= Problem =
Repeat all of the material below exactly as written, images excluded.

Start of Collected data

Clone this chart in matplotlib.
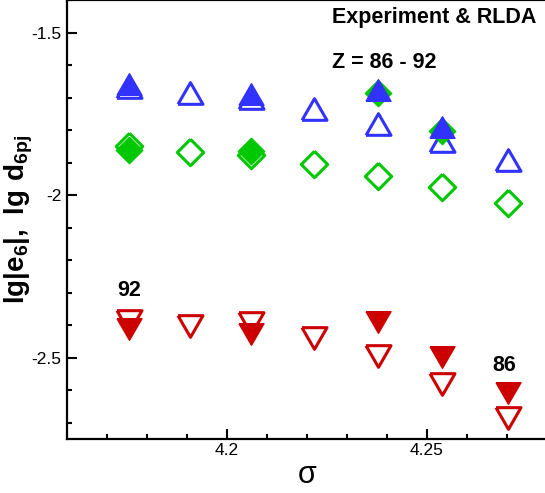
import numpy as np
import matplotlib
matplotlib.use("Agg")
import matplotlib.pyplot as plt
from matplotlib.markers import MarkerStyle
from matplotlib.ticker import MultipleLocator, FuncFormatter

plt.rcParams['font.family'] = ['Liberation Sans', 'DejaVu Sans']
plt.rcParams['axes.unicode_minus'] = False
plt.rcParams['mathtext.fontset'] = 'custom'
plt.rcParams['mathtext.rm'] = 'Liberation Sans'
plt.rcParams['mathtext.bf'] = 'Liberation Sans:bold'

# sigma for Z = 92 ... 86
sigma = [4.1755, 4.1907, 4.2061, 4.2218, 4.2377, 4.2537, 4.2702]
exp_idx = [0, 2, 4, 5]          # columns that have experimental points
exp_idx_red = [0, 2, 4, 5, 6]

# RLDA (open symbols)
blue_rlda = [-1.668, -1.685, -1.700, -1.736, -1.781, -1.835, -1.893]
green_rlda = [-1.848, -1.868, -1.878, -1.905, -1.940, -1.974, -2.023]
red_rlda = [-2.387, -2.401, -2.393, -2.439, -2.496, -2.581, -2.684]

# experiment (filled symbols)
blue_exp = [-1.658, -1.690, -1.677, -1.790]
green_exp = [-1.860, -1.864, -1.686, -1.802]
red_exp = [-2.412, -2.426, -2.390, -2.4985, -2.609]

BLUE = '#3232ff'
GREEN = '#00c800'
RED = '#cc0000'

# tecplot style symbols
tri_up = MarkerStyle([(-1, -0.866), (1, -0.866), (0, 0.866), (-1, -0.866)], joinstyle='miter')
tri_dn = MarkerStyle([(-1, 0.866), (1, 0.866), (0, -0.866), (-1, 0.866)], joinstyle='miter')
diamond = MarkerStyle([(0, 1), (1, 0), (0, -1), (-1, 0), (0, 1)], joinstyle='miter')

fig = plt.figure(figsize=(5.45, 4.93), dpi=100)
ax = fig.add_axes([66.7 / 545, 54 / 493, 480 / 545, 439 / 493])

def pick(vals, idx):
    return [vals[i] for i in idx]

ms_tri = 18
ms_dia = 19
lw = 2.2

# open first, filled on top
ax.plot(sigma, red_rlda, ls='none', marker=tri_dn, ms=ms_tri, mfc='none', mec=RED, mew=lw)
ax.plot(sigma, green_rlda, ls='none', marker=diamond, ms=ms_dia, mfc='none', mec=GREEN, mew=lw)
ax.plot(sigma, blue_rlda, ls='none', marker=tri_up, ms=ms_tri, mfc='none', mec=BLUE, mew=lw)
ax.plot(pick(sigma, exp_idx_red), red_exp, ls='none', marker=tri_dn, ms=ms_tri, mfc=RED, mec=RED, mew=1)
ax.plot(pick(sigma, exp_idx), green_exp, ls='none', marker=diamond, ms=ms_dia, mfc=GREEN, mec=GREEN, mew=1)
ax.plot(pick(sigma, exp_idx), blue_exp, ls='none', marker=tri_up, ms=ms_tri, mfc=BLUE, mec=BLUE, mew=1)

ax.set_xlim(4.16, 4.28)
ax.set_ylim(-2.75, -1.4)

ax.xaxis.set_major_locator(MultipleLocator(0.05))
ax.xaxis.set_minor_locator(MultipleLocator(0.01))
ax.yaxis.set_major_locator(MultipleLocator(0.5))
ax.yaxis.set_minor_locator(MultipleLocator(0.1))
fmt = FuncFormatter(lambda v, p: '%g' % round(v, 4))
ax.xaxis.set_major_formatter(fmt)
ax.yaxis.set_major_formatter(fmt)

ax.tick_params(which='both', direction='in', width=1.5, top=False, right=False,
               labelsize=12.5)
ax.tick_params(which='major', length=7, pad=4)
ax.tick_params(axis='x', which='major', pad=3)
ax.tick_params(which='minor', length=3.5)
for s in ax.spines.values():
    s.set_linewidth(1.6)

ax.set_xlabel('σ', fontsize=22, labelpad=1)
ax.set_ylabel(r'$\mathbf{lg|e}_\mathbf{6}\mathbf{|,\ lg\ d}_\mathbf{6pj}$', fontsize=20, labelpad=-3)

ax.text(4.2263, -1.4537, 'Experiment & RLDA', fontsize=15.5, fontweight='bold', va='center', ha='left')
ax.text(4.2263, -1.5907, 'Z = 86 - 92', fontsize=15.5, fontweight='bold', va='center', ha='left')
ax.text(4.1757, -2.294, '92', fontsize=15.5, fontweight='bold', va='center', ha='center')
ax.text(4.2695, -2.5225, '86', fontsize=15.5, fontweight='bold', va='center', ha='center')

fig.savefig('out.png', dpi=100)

End of Collected data

= Complete output =
Clone this chart in matplotlib.
import numpy as np
import matplotlib
matplotlib.use("Agg")
import matplotlib.pyplot as plt
from matplotlib.markers import MarkerStyle
from matplotlib.ticker import MultipleLocator, FuncFormatter

plt.rcParams['font.family'] = ['Liberation Sans', 'DejaVu Sans']
plt.rcParams['axes.unicode_minus'] = False
plt.rcParams['mathtext.fontset'] = 'custom'
plt.rcParams['mathtext.rm'] = 'Liberation Sans'
plt.rcParams['mathtext.bf'] = 'Liberation Sans:bold'

# sigma for Z = 92 ... 86
sigma = [4.1755, 4.1907, 4.2061, 4.2218, 4.2377, 4.2537, 4.2702]
exp_idx = [0, 2, 4, 5]          # columns that have experimental points
exp_idx_red = [0, 2, 4, 5, 6]

# RLDA (open symbols)
blue_rlda = [-1.668, -1.685, -1.700, -1.736, -1.781, -1.835, -1.893]
green_rlda = [-1.848, -1.868, -1.878, -1.905, -1.940, -1.974, -2.023]
red_rlda = [-2.387, -2.401, -2.393, -2.439, -2.496, -2.581, -2.684]

# experiment (filled symbols)
blue_exp = [-1.658, -1.690, -1.677, -1.790]
green_exp = [-1.860, -1.864, -1.686, -1.802]
red_exp = [-2.412, -2.426, -2.390, -2.4985, -2.609]

BLUE = '#3232ff'
GREEN = '#00c800'
RED = '#cc0000'

# tecplot style symbols
tri_up = MarkerStyle([(-1, -0.866), (1, -0.866), (0, 0.866), (-1, -0.866)], joinstyle='miter')
tri_dn = MarkerStyle([(-1, 0.866), (1, 0.866), (0, -0.866), (-1, 0.866)], joinstyle='miter')
diamond = MarkerStyle([(0, 1), (1, 0), (0, -1), (-1, 0), (0, 1)], joinstyle='miter')

fig = plt.figure(figsize=(5.45, 4.93), dpi=100)
ax = fig.add_axes([66.7 / 545, 54 / 493, 480 / 545, 439 / 493])

def pick(vals, idx):
    return [vals[i] for i in idx]

ms_tri = 18
ms_dia = 19
lw = 2.2

# open first, filled on top
ax.plot(sigma, red_rlda, ls='none', marker=tri_dn, ms=ms_tri, mfc='none', mec=RED, mew=lw)
ax.plot(sigma, green_rlda, ls='none', marker=diamond, ms=ms_dia, mfc='none', mec=GREEN, mew=lw)
ax.plot(sigma, blue_rlda, ls='none', marker=tri_up, ms=ms_tri, mfc='none', mec=BLUE, mew=lw)
ax.plot(pick(sigma, exp_idx_red), red_exp, ls='none', marker=tri_dn, ms=ms_tri, mfc=RED, mec=RED, mew=1)
ax.plot(pick(sigma, exp_idx), green_exp, ls='none', marker=diamond, ms=ms_dia, mfc=GREEN, mec=GREEN, mew=1)
ax.plot(pick(sigma, exp_idx), blue_exp, ls='none', marker=tri_up, ms=ms_tri, mfc=BLUE, mec=BLUE, mew=1)

ax.set_xlim(4.16, 4.28)
ax.set_ylim(-2.75, -1.4)

ax.xaxis.set_major_locator(MultipleLocator(0.05))
ax.xaxis.set_minor_locator(MultipleLocator(0.01))
ax.yaxis.set_major_locator(MultipleLocator(0.5))
ax.yaxis.set_minor_locator(MultipleLocator(0.1))
fmt = FuncFormatter(lambda v, p: '%g' % round(v, 4))
ax.xaxis.set_major_formatter(fmt)
ax.yaxis.set_major_formatter(fmt)

ax.tick_params(which='both', direction='in', width=1.5, top=False, right=False,
               labelsize=12.5)
ax.tick_params(which='major', length=7, pad=4)
ax.tick_params(axis='x', which='major', pad=3)
ax.tick_params(which='minor', length=3.5)
for s in ax.spines.values():
    s.set_linewidth(1.6)

ax.set_xlabel('σ', fontsize=22, labelpad=1)
ax.set_ylabel(r'$\mathbf{lg|e}_\mathbf{6}\mathbf{|,\ lg\ d}_\mathbf{6pj}$', fontsize=20, labelpad=-3)

ax.text(4.2263, -1.4537, 'Experiment & RLDA', fontsize=15.5, fontweight='bold', va='center', ha='left')
ax.text(4.2263, -1.5907, 'Z = 86 - 92', fontsize=15.5, fontweight='bold', va='center', ha='left')
ax.text(4.1757, -2.294, '92', fontsize=15.5, fontweight='bold', va='center', ha='center')
ax.text(4.2695, -2.5225, '86', fontsize=15.5, fontweight='bold', va='center', ha='center')

fig.savefig('out.png', dpi=100)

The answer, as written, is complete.